**CHALLENGE**
Provide an exact copy of the data, excluding the images.

## begin RECORDED INFORMATION

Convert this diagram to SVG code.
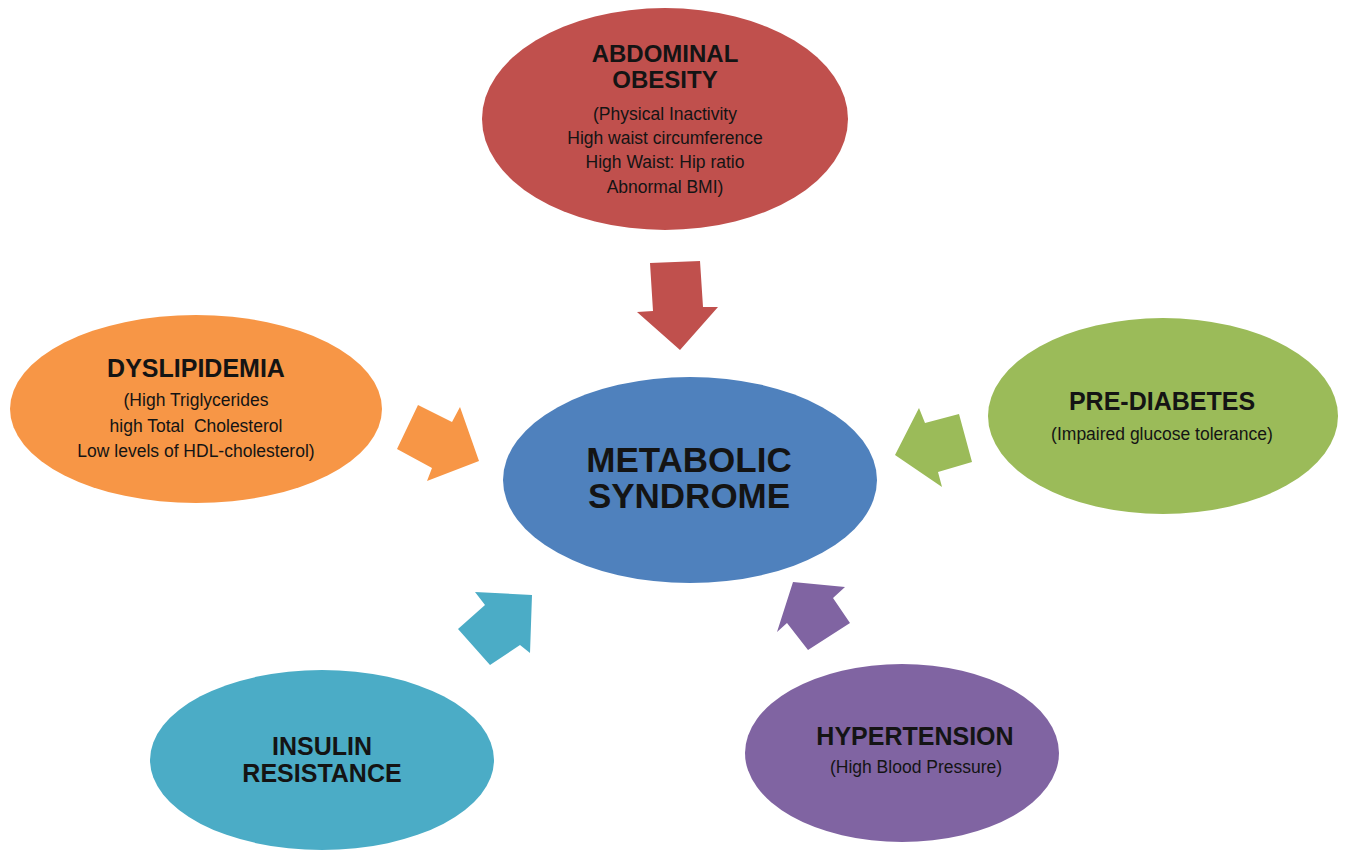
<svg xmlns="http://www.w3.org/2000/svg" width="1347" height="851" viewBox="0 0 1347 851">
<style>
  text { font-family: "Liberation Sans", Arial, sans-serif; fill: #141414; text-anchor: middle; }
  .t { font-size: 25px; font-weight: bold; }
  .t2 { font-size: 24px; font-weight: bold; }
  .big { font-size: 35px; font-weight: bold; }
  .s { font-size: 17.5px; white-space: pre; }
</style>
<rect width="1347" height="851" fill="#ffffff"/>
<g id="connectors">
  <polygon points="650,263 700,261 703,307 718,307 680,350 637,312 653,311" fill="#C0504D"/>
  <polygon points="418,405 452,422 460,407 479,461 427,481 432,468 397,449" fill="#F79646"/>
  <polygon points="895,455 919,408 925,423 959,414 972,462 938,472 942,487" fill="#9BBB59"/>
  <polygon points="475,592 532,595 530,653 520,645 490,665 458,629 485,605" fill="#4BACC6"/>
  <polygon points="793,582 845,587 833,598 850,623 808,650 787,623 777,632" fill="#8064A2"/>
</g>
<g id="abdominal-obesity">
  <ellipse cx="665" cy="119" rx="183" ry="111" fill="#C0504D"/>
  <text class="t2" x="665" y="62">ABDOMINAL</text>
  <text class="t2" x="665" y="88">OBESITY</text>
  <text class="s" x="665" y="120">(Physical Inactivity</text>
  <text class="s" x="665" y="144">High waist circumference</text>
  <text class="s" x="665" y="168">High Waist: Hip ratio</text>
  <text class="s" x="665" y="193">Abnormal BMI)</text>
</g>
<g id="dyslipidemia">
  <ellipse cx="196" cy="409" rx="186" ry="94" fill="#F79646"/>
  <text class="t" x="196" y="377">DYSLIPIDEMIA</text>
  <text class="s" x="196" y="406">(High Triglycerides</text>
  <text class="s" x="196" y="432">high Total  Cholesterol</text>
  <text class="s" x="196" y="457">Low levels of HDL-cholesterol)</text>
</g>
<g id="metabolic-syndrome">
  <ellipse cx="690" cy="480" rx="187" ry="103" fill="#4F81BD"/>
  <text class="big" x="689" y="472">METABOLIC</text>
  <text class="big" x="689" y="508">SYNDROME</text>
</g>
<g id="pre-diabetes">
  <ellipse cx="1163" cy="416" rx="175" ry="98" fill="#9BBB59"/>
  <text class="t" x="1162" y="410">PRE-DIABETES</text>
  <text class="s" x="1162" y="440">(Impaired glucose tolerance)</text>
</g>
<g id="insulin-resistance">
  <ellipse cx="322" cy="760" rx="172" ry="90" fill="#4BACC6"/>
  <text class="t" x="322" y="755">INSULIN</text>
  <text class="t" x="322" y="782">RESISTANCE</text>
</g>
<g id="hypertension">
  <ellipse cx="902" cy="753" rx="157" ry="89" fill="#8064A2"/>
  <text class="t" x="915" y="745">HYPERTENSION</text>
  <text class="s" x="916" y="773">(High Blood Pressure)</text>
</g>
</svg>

## end RECORDED INFORMATION

**COMPLETED TASK**
Convert this diagram to SVG code.
<svg xmlns="http://www.w3.org/2000/svg" width="1347" height="851" viewBox="0 0 1347 851">
<style>
  text { font-family: "Liberation Sans", Arial, sans-serif; fill: #141414; text-anchor: middle; }
  .t { font-size: 25px; font-weight: bold; }
  .t2 { font-size: 24px; font-weight: bold; }
  .big { font-size: 35px; font-weight: bold; }
  .s { font-size: 17.5px; white-space: pre; }
</style>
<rect width="1347" height="851" fill="#ffffff"/>
<g id="connectors">
  <polygon points="650,263 700,261 703,307 718,307 680,350 637,312 653,311" fill="#C0504D"/>
  <polygon points="418,405 452,422 460,407 479,461 427,481 432,468 397,449" fill="#F79646"/>
  <polygon points="895,455 919,408 925,423 959,414 972,462 938,472 942,487" fill="#9BBB59"/>
  <polygon points="475,592 532,595 530,653 520,645 490,665 458,629 485,605" fill="#4BACC6"/>
  <polygon points="793,582 845,587 833,598 850,623 808,650 787,623 777,632" fill="#8064A2"/>
</g>
<g id="abdominal-obesity">
  <ellipse cx="665" cy="119" rx="183" ry="111" fill="#C0504D"/>
  <text class="t2" x="665" y="62">ABDOMINAL</text>
  <text class="t2" x="665" y="88">OBESITY</text>
  <text class="s" x="665" y="120">(Physical Inactivity</text>
  <text class="s" x="665" y="144">High waist circumference</text>
  <text class="s" x="665" y="168">High Waist: Hip ratio</text>
  <text class="s" x="665" y="193">Abnormal BMI)</text>
</g>
<g id="dyslipidemia">
  <ellipse cx="196" cy="409" rx="186" ry="94" fill="#F79646"/>
  <text class="t" x="196" y="377">DYSLIPIDEMIA</text>
  <text class="s" x="196" y="406">(High Triglycerides</text>
  <text class="s" x="196" y="432">high Total  Cholesterol</text>
  <text class="s" x="196" y="457">Low levels of HDL-cholesterol)</text>
</g>
<g id="metabolic-syndrome">
  <ellipse cx="690" cy="480" rx="187" ry="103" fill="#4F81BD"/>
  <text class="big" x="689" y="472">METABOLIC</text>
  <text class="big" x="689" y="508">SYNDROME</text>
</g>
<g id="pre-diabetes">
  <ellipse cx="1163" cy="416" rx="175" ry="98" fill="#9BBB59"/>
  <text class="t" x="1162" y="410">PRE-DIABETES</text>
  <text class="s" x="1162" y="440">(Impaired glucose tolerance)</text>
</g>
<g id="insulin-resistance">
  <ellipse cx="322" cy="760" rx="172" ry="90" fill="#4BACC6"/>
  <text class="t" x="322" y="755">INSULIN</text>
  <text class="t" x="322" y="782">RESISTANCE</text>
</g>
<g id="hypertension">
  <ellipse cx="902" cy="753" rx="157" ry="89" fill="#8064A2"/>
  <text class="t" x="915" y="745">HYPERTENSION</text>
  <text class="s" x="916" y="773">(High Blood Pressure)</text>
</g>
</svg>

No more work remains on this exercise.